Na volta à Câmara, amparado por uma decisão do STF, Renato fez um discurso ao mesmo tempo sarcástico e tremendamente sério. Usando trechos bíblicos e um discurso quase religioso, denunciou a iniquidade dos que cassaram seu mandato. Os “homens de cobiça”, segundo a frase usada por ele, usaram de todos os meios para expulsar aquele que, na opinião dos detratores, jamais deveria ter chegado à Câmara.

O curioso é que, pelo menos aparentemente, os vereadores fustigados por Renato não esperavam isso. Ao serem novamente chamados de racistas, de perseguidores, ao verem o colega negro e periférico mais uma vez denunciá-los em alto e bom som, ficaram chocados. E foram à tribuna rebatê-lo. Disseram que agora não ficarão mais calados – como se antes, na cassação, tivessem ficado.

Mauro Ignácio disse achar que o petista voltaria tentando apaziguar os ânimos (foi o mesmo vereador que colocou a culpa da cassação em Renato, por não ter tentado negociar com quem o perseguia). Como assim? Tendo uma nova chance de ocupar o mandato, Renato Freitas continuaria com a postura combativa que quase lhe tirou da Câmara.

O momento foi a um tempo divertido e triste. Divertido porque parecia uma comédia pastelão, uma comédia de erros em que os vereadores valentões não tinham mais armas para se impor e precisavam engolir um sapo gigantesco. Mas triste por mostrar que eles não entenderam absolutamente nada do que aconteceu.

Eles não perceberam – e isso ficou claro – que a ideia do mandato de Renato Freitas é justamente tensionar. E ele mesmo já disse isso: “Se eu não incomodasse, nem faria sentido estar aqui”. Um dos vereadores, Ezequias Barros (PMB), num pedido um tanto patético de trégua, disse que não entendia por que Renato não deixava os outros fazerem seu trabalho, por que não se ocupava das próprias causas.

O que o vereador não entendeu é que a causa de Renato é exatamente essa: mostrar o que é a Câmara, mostrar o que é o poder constituído. Provocar. Gerar tensão para que algo mude. Desmascarar quem exerce o racismo institucional. Brigar com os vereadores que vivem de relações espúrias com a prefeitura, em troca de cargos e reeleição.

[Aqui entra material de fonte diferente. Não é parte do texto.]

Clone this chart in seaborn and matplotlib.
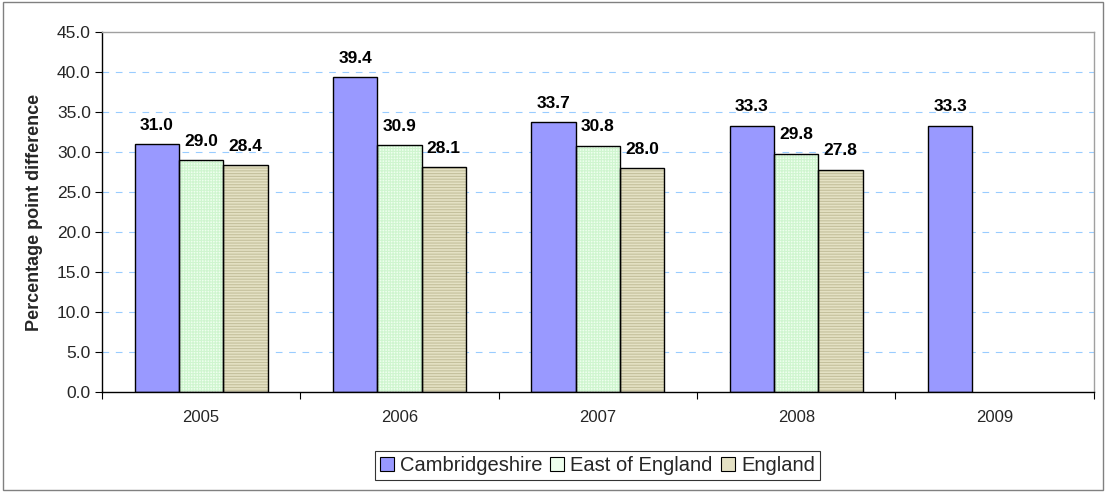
import numpy as np
import pandas as pd
import matplotlib
matplotlib.use("Agg")
import matplotlib.pyplot as plt
from matplotlib.patches import Rectangle, Patch
import seaborn as sns

years = ["2005", "2006", "2007", "2008", "2009"]
cambridgeshire = [31.0, 39.4, 33.7, 33.3, 33.3]
east_of_england = [29.0, 30.9, 30.8, 29.8, np.nan]
england = [28.4, 28.1, 28.0, 27.8, np.nan]
series_names = ["Cambridgeshire", "East of England", "England"]
y_ticks = [0, 5, 10, 15, 20, 25, 30, 35, 40, 45]

face_colors = {"Cambridgeshire": "#9999FF",
               "East of England": "#EEFFEE",
               "England": "#E4E1C4"}
hatch_styles = {"Cambridgeshire": None,
                "East of England": "++++++",
                "England": "------"}
hatch_colors = {"Cambridgeshire": "#9999FF",
                "East of England": "#CFF5CF",
                "England": "#C4C09C"}
values = {"Cambridgeshire": cambridgeshire, "East of England": east_of_england,
          "England": england}

df = pd.DataFrame({
    "Year": years * 3,
    "Series": sum([[n] * len(years) for n in series_names], []),
    "Value": cambridgeshire + east_of_england + england,
})

sns.set_theme(style="white")
plt.rcParams["font.family"] = ["Liberation Sans", "DejaVu Sans"]
plt.rcParams["hatch.linewidth"] = 0.8

fig = plt.figure(figsize=(11.06, 4.92), dpi=100)
ax = fig.add_axes([0.0922, 0.2033, 0.8968, 0.7317])

sns.barplot(data=df, x="Year", y="Value", hue="Series", order=years,
            hue_order=series_names, palette=face_colors, width=0.67,
            saturation=1, linewidth=0, ax=ax, legend=False)

# Hatch fills use a tinted colour, then a black outline and value label per bar
for container, name in zip(ax.containers, series_names):
    for bar in container.patches:
        if bar is None:
            continue
        h = bar.get_height()
        if np.isnan(h) or h == 0:
            continue
        if hatch_styles[name]:
            bar.set_hatch(hatch_styles[name])
            bar.set_edgecolor(hatch_colors[name])
            bar.set_linewidth(0)
        ax.add_patch(Rectangle(bar.get_xy(), bar.get_width(), h,
                               facecolor="none", edgecolor="black",
                               linewidth=1.0, zorder=3))
        idx = int(round(bar.get_x() + bar.get_width() / 2))
        ax.annotate(f"{values[name][idx]:.1f}",
                    (bar.get_x() + bar.get_width() / 2, h),
                    xytext=(0, 8), textcoords="offset points",
                    ha="center", va="bottom", fontsize=12.5,
                    fontweight="bold", color="black")

ax.set_xlim(-0.5, len(years) - 0.5)
ax.set_ylim(0, 45)
ax.set_yticks(y_ticks)
ax.set_yticklabels([f"{t:.1f}" for t in y_ticks], fontsize=12.5)
ax.set_xticks(range(len(years)))
ax.set_xticklabels(years, fontsize=12)
ax.set_xticks(np.arange(-0.5, len(years), 1.0), minor=True)
ax.tick_params(axis="x", which="major", length=0, pad=13)
ax.tick_params(axis="x", which="minor", length=5, width=0.8, color="black",
               direction="out", bottom=True)
ax.tick_params(axis="y", length=5, width=0.8, color="black", direction="out",
               left=True, pad=3)
ax.set_xlabel("")
ax.set_ylabel("Percentage point difference", fontsize=13, fontweight="bold",
              labelpad=10)

for y in y_ticks[1:-1]:
    ax.axhline(y, color="#99CCFF", linewidth=0.8, linestyle=(0, (6, 6)),
               zorder=0.5)

for side in ["left", "bottom"]:
    ax.spines[side].set_color("black")
    ax.spines[side].set_linewidth(1.0)
for side in ["top", "right"]:
    ax.spines[side].set_color("#A0A0A0")
    ax.spines[side].set_linewidth(1.0)
    ax.spines[side].set_visible(True)

handles = [Patch(facecolor=face_colors[n], edgecolor="black", linewidth=0.8)
           for n in series_names]
leg = fig.legend(handles, series_names, loc="center", ncol=3,
                 bbox_to_anchor=(0.540, 0.053), fontsize=14.5,
                 frameon=True, fancybox=False, edgecolor="black",
                 handlelength=0.7, handleheight=0.7, handletextpad=0.3,
                 columnspacing=0.4, borderpad=0.25, borderaxespad=0)
leg.get_frame().set_linewidth(0.8)

fig.patches.append(Rectangle((0.003, 0.004), 0.994, 0.992,
                             transform=fig.transFigure, fill=False,
                             edgecolor="#808080", linewidth=1.0))

fig.savefig("out.png", dpi=100)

Parece que não passa pela cabeça de muita gente na Câmara que seja possível estar em um mandato para mudar alguma coisa. A maioria não quer mudar nada, pelo menos não num nível mais básico. Para que mudar o jogo em que eles estão ganhando.

Os bezerros que estão mamando não têm interesse em mudar a situação. O espantoso é que eles achem que quem denuncia a falta de leite só possa estar atrás de uma teta para si – e que considerem impossível a ideia de que alguém esteja simplesmente tentando mudar o sistema para que todos possam se alimentar melhor.